>>>
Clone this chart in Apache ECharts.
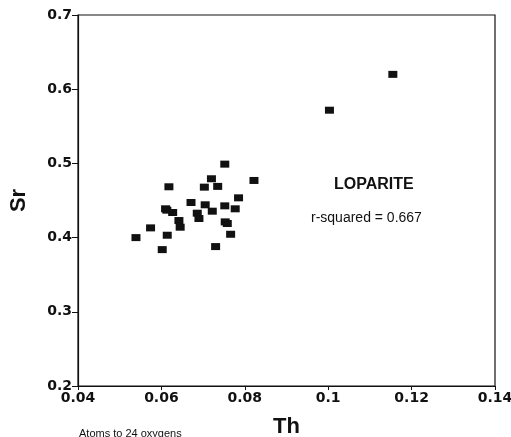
<!DOCTYPE html>
<html><head><meta charset="utf-8">
<script src="https://cdn.jsdelivr.net/npm/echarts@6/dist/echarts.min.js"></script>
<style>html,body{margin:0;padding:0;background:#fff}#c{width:511px;height:437px}</style>
</head><body><div id="c"></div>
<script>
const thValues = [0.1155,0.1003,0.0752,0.0822,0.0618,0.0703,0.0720,0.0735,0.0671,0.0705,0.0752,0.0785,0.0777,0.0610,0.0627,0.0722,0.0686,0.0690,0.0642,0.0645,0.0753,0.0758,0.0574,0.0539,0.0614,0.0766,0.0602,0.0730,0.0613];
const srValues = [0.620,0.5717,0.499,0.477,0.4685,0.468,0.4793,0.469,0.4473,0.4442,0.4428,0.4536,0.4388,0.4388,0.4338,0.4356,0.4329,0.4257,0.423,0.414,0.4212,0.419,0.4131,0.400,0.4032,0.4045,0.3838,0.3879,0.437];
const xTicks = [0.04,0.06,0.08,0.1,0.12,0.14];
const yTicks = [0.2,0.3,0.4,0.5,0.6,0.7];
const pts = thValues.map((v,i)=>[v,srValues[i]]);
const font = '"DejaVu Sans", sans-serif';
const font2 = '"Liberation Sans", Arial, sans-serif';
const chart = echarts.init(document.getElementById('c'));
chart.setOption({
  animation:false,
  grid:{left:78,right:16,top:15,bottom:51,show:true,borderColor:'#111',borderWidth:1.2,outerBoundsMode:'none',containLabel:false},
  xAxis:{type:'value',min:0.04,max:0.14,interval:0.02,
    axisLine:{show:true,lineStyle:{color:'#111',width:1.2}},
    axisTick:{show:true,length:4,inside:false,lineStyle:{color:'#111'}},
    splitLine:{show:false},
    axisLabel:{color:'#111',fontFamily:font,fontWeight:'bold',fontSize:14,margin:5,
      formatter:v=>{const t=xTicks.find(x=>Math.abs(x-v)<1e-9);return t===undefined?'':String(t);}},
    name:'Th',nameLocation:'middle',nameGap:30,
    nameTextStyle:{color:'#111',fontFamily:font2,fontWeight:'bold',fontSize:22}},
  yAxis:{type:'value',min:0.2,max:0.7,interval:0.1,
    axisLine:{show:true,lineStyle:{color:'#111',width:1.2}},
    axisTick:{show:true,length:6,lineStyle:{color:'#111'}},
    splitLine:{show:false},
    axisLabel:{color:'#111',fontFamily:font,fontWeight:'bold',fontSize:14,margin:6,
      formatter:v=>{const t=yTicks.find(x=>Math.abs(x-v)<1e-9);return t===undefined?'':String(t);}},
    name:'Sr',nameLocation:'middle',nameGap:48,nameRotate:90,
    nameTextStyle:{color:'#111',fontFamily:font2,fontWeight:'bold',fontSize:22}},
  graphic:[
    {type:'text',left:334,top:177,style:{text:'LOPARITE',fill:'#111',font:'bold 16px '+font2}},
    {type:'text',left:311,top:211,style:{text:'r-squared = 0.667',fill:'#111',font:'14px '+font2}},
    {type:'text',left:79,top:428,style:{text:'Atoms to 24 oxygens',fill:'#111',font:'11px '+font2}}
  ],
  series:[{type:'scatter',data:pts,symbol:'rect',symbolSize:[9,7],itemStyle:{color:'#111',opacity:1}}]
});
</script></body></html>
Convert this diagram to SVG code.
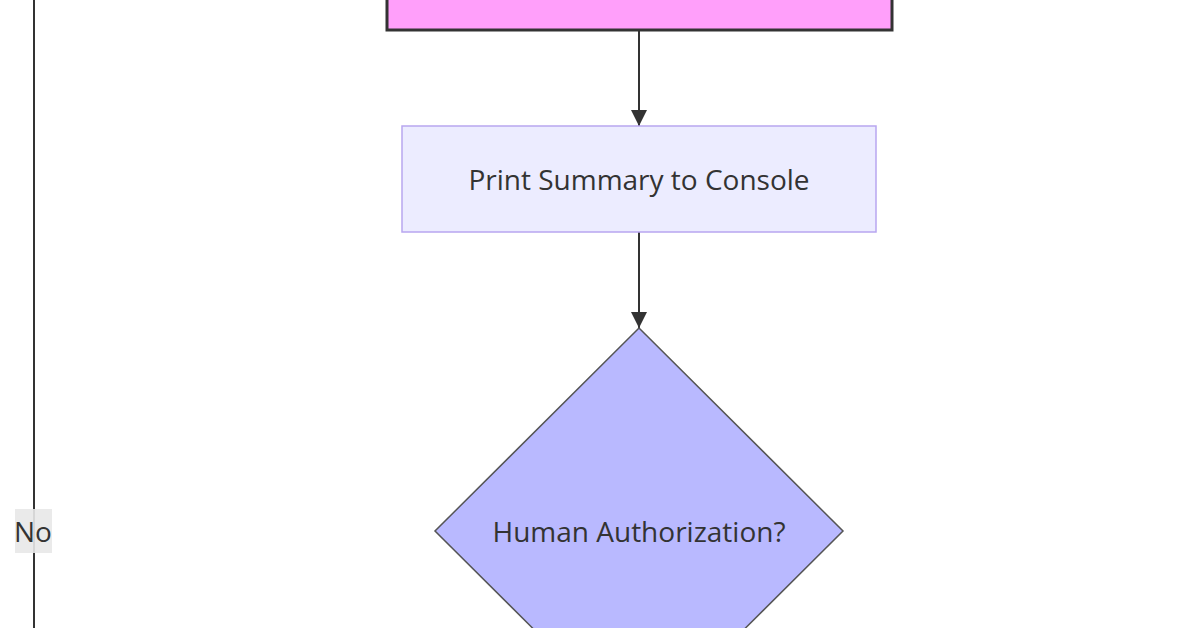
<<<
▶ [Aim of the task]: Count the lines of the material that include the word "this", then report only the total.

▶ [Exercise solution]: 2